#### Exercise:
Pictures stay out of this copy, which runs from the first line of the material through the line containing "ax.spines['bottom'].set_linewidth(1.0)".

---------------

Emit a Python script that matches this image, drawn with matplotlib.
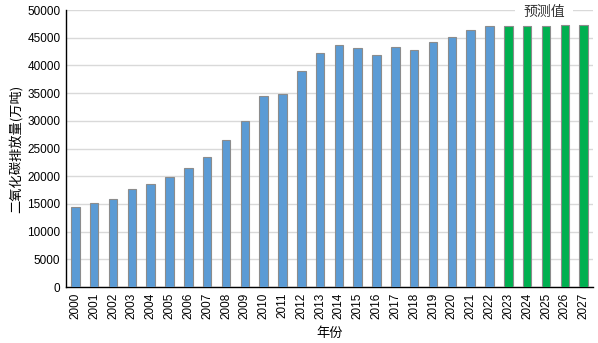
import matplotlib
matplotlib.use("Agg")
import matplotlib.pyplot as plt

years = [str(y) for y in range(2000, 2028)]
emissions = [14400, 15100, 15900, 17650, 18600, 19850, 21500, 23500, 26550, 29950,
             34480, 34800, 39050, 42300, 43700, 43200, 41850, 43350, 42850, 44200,
             45100, 46400, 47200, 47200, 47200, 47200, 47350, 47350]
is_forecast = [y >= 2023 for y in range(2000, 2028)]
yticks = [0, 5000, 10000, 15000, 20000, 25000, 30000, 35000, 40000, 45000, 50000]

plt.rcParams['font.family'] = ['Liberation Sans', 'Noto Sans CJK SC']

fig = plt.figure(figsize=(5.98, 3.43), dpi=100)
ax = fig.add_axes([66/598, 1-287/343, 527/598, 277/343])

colors = ['#00B050' if f else '#5B9BD5' for f in is_forecast]
x = list(range(len(years)))
ax.bar(x, emissions, width=0.45, color=colors, edgecolor='#8C8C8C', linewidth=0.8, zorder=3)

ax.set_xlim(-0.5, len(years) - 0.5)
ax.set_ylim(0, 50000)
ax.set_yticks(yticks)
ax.set_yticklabels([str(v) for v in yticks], fontsize=8.5)
ax.set_xticks(x)
ax.set_xticklabels(years, rotation=90, fontsize=8.5)
ax.tick_params(axis='both', length=0, pad=4)
ax.grid(axis='y', color='#D9D9D9', linewidth=1.0, zorder=0)
for s in ['top', 'right']:
    ax.spines[s].set_visible(False)
ax.spines['left'].set_color('black')
ax.spines['bottom'].set_color('black')
ax.spines['left'].set_linewidth(1.0)
ax.spines['bottom'].set_linewidth(1.0)

ax.set_ylabel('二氧化碳排放量(万吨)', family=['Noto Sans CJK SC', 'DejaVu Sans'], fontsize=9.5, labelpad=3)
fig.text(330/598, 1-333/343, '年份', family=['Noto Sans CJK SC', 'DejaVu Sans'], fontsize=9.5,
         ha='center', va='center')
ax.text(24.9, 49650, '预测值', family=['Noto Sans CJK SC', 'DejaVu Sans'], fontsize=10,
        ha='center', va='center', color='#333333',
        bbox=dict(facecolor='white', edgecolor='none', pad=6), zorder=2.5, clip_on=False)

fig.savefig('out.png', dpi=100)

---------------

#### Response to the task:
Emit a Python script that matches this image, drawn with matplotlib.
import matplotlib
matplotlib.use("Agg")
import matplotlib.pyplot as plt

years = [str(y) for y in range(2000, 2028)]
emissions = [14400, 15100, 15900, 17650, 18600, 19850, 21500, 23500, 26550, 29950,
             34480, 34800, 39050, 42300, 43700, 43200, 41850, 43350, 42850, 44200,
             45100, 46400, 47200, 47200, 47200, 47200, 47350, 47350]
is_forecast = [y >= 2023 for y in range(2000, 2028)]
yticks = [0, 5000, 10000, 15000, 20000, 25000, 30000, 35000, 40000, 45000, 50000]

plt.rcParams['font.family'] = ['Liberation Sans', 'Noto Sans CJK SC']

fig = plt.figure(figsize=(5.98, 3.43), dpi=100)
ax = fig.add_axes([66/598, 1-287/343, 527/598, 277/343])

colors = ['#00B050' if f else '#5B9BD5' for f in is_forecast]
x = list(range(len(years)))
ax.bar(x, emissions, width=0.45, color=colors, edgecolor='#8C8C8C', linewidth=0.8, zorder=3)

ax.set_xlim(-0.5, len(years) - 0.5)
ax.set_ylim(0, 50000)
ax.set_yticks(yticks)
ax.set_yticklabels([str(v) for v in yticks], fontsize=8.5)
ax.set_xticks(x)
ax.set_xticklabels(years, rotation=90, fontsize=8.5)
ax.tick_params(axis='both', length=0, pad=4)
ax.grid(axis='y', color='#D9D9D9', linewidth=1.0, zorder=0)
for s in ['top', 'right']:
    ax.spines[s].set_visible(False)
ax.spines['left'].set_color('black')
ax.spines['bottom'].set_color('black')
ax.spines['left'].set_linewidth(1.0)
ax.spines['bottom'].set_linewidth(1.0)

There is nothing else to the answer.